HS-SPME-GC-QTOF analysis of mustard volatiles revealed a complex chromatogram with numerous co-eluting peaks at trace levels. By extracting the exact mass window for the molecular ion of benzyl isothiocyanate (m/z 149.0299), only the target peak remained, whereas nominal mass extraction yielded multiple interferences. High-resolution data allowed formula calculation and multi-fragment mass accuracy evaluation, markedly improving identification confidence. MS spectra of characteristic compounds such as anethole were matched against library data with sub-ppm accuracy.

Practical Implications and Benefits

• Enhanced selectivity in complex food matrices reduces false positives.
• High mass accuracy distinguishes isobaric interferences and confirms molecular formulas.
• Trace-level detection and reliable identity confirmation support compliance with safety and quality regulations.
• Rapid screening of aroma-key compounds aids flavor profiling and product development.

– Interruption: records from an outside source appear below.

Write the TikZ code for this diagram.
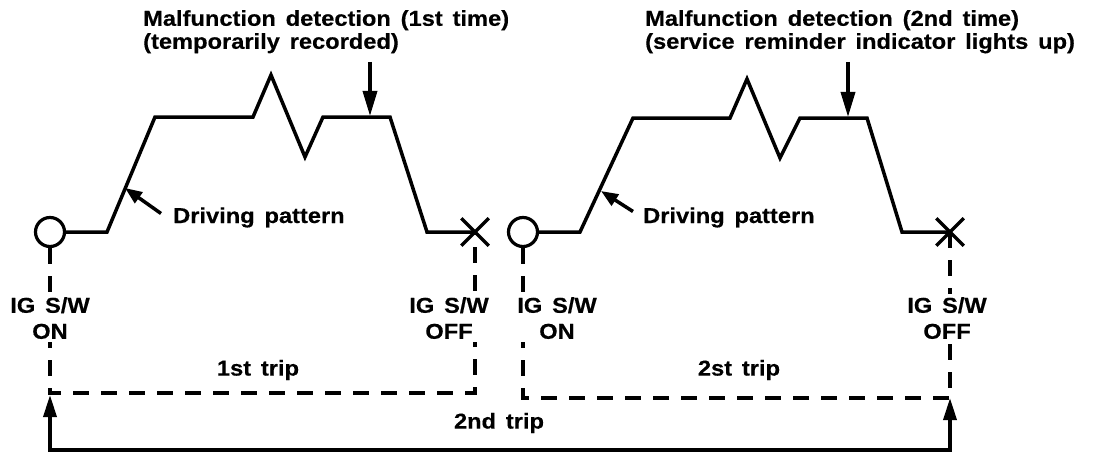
\documentclass[tikz,border=0pt]{standalone}
\usepackage{fontspec}
\setmainfont{Liberation Sans}[FakeStretch=1.1,WordSpace=1.5,FakeBold=0.4]
\usetikzlibrary{arrows.meta,shapes.misc}
\tikzset{
  curve/.style={line width=3.5pt, line join=miter},
  dline/.style={line width=3.5pt, dash pattern=on 16pt off 12pt},
  startmark/.style={circle, draw, line width=3.2pt, minimum size=29pt, inner sep=0pt},
  endmark/.style={cross out, draw, line width=3.5pt, minimum size=24pt, inner sep=0pt},
  lbl/.style={font=\bfseries\fontsize{21.5}{23}\selectfont, inner sep=0pt, align=left},
  swlbl/.style={font=\bfseries\fontsize{21.5}{26}\selectfont, inner sep=3pt, align=center, fill=white, anchor=north},
  triplbl/.style={font=\bfseries\fontsize{21.5}{22}\selectfont, inner sep=0pt},
  downarrow/.style={line width=3.5pt, -{Triangle[length=25pt,width=14pt]}},
  ptrarrow/.style={line width=3.5pt, -{Triangle[length=17pt,width=13pt]}},
  triparrow/.style={line width=3.5pt, {Triangle[length=22pt,width=13pt]}-{Triangle[length=22pt,width=13pt]}}
}
\begin{document}
\begin{tikzpicture}[x=1pt,y=-1pt]
\useasboundingbox (0,0) rectangle (1104,460);

% markers
\node[startmark] (c1) at (50,232) {};
\node[endmark] (x1) at (475,232) {};
\node[startmark] (c2) at (523,232) {};
\node[endmark] (x2) at (950,232) {};

% driving patterns
\draw[curve] (c1.east) -- (107,232) -- (155,117) -- (253,117) -- (271,75) -- (305,157) -- (323,117) -- (390,117) -- (427,232) -- (x1.center);
\draw[curve] (c2.east) -- (580,232) -- (633,118) -- (730,118) -- (747,79) -- (780,158) -- (800,118) -- (867,118) -- (902,232) -- (x2.center);

% detection labels and arrows
\node[lbl, anchor=north west] (m1) at (143,10) {Malfunction detection (1st time)\\(temporarily recorded)};
\node[lbl, anchor=north west] (m2) at (645,10) {Malfunction detection (2nd time)\\(service reminder indicator lights up)};
\coordinate (a1s) at (370,62);
\coordinate (a1e) at (370,116);
\coordinate (a2s) at (848,62);
\coordinate (a2e) at (848,117);
\draw[downarrow] (a1s) -- (a1e);
\draw[downarrow] (a2s) -- (a2e);

% driving pattern labels
\node[triplbl, anchor=base west] (dp1) at (173,223) {Driving pattern};
\node[triplbl, anchor=base west] (dp2) at (643,223) {Driving pattern};
\coordinate (p1) at (125,188);
\coordinate (p2) at (601,191);
\draw[ptrarrow] (dp1.west) ++(-12,-4) coordinate (p1s) -- (p1);
\draw[ptrarrow] (dp2.west) ++(-10,-6) coordinate (p2s) -- (p2);

% dashed trip lines
\coordinate (b1) at (475,393);
\coordinate (tipR) at (950,398);
\draw[dline] (c1.south) |- (b1) -- (x1.center);
\draw[dline] (c2.south) |- (tipR);
\draw[dline] (x2.center) -- (tipR);

% switch labels
\node[swlbl] (on1) at (50,294) {IG S/W\\ON};
\node[swlbl] (off1) at (449,294) {IG S/W\\OFF};
\node[swlbl] (on2) at (557,294) {IG S/W\\ON};
\node[swlbl] (off2) at (947,294) {IG S/W\\OFF};

% trip labels
\node[triplbl] (t1) at (258,370) {1st trip};
\node[triplbl] (t2) at (739,370) {2st trip};
\node[triplbl] (t3) at (499,423) {2nd trip};

% second trip bracket
\coordinate (tipL) at (50,395);
\coordinate (botL) at (50,450);
\coordinate (botR) at (950,450);
\draw[triparrow] (tipL) -- (botL) -- (botR) -- (tipR);
\end{tikzpicture}
\end{document}
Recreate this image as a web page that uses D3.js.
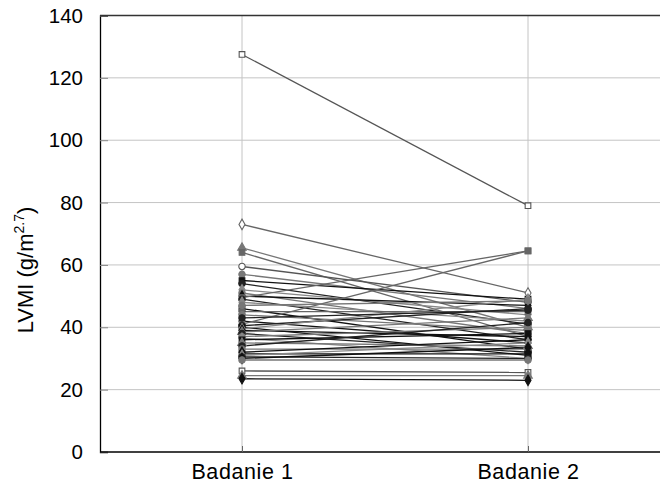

Future Trends and Opportunities

The integration of GC-QTOF with advanced chemometric and database search tools will further accelerate targeted and non-targeted screening workflows. Coupling with ion mobility separation may provide an additional dimension of selectivity. Expansion into automated high-throughput platforms will benefit routine QA/QC labs and flavor research, enabling comprehensive trace analysis across diverse food matrices.

Conclusion

GC-QTOF delivers sharper peaks, greater selectivity, and accurate mass data essential for targeted analysis of aroma-key compounds in complex mustard matrices. Its ability to resolve co-eluting interferences and confirm compound identity at trace levels makes it a powerful tool for food safety, quality control, and flavor research.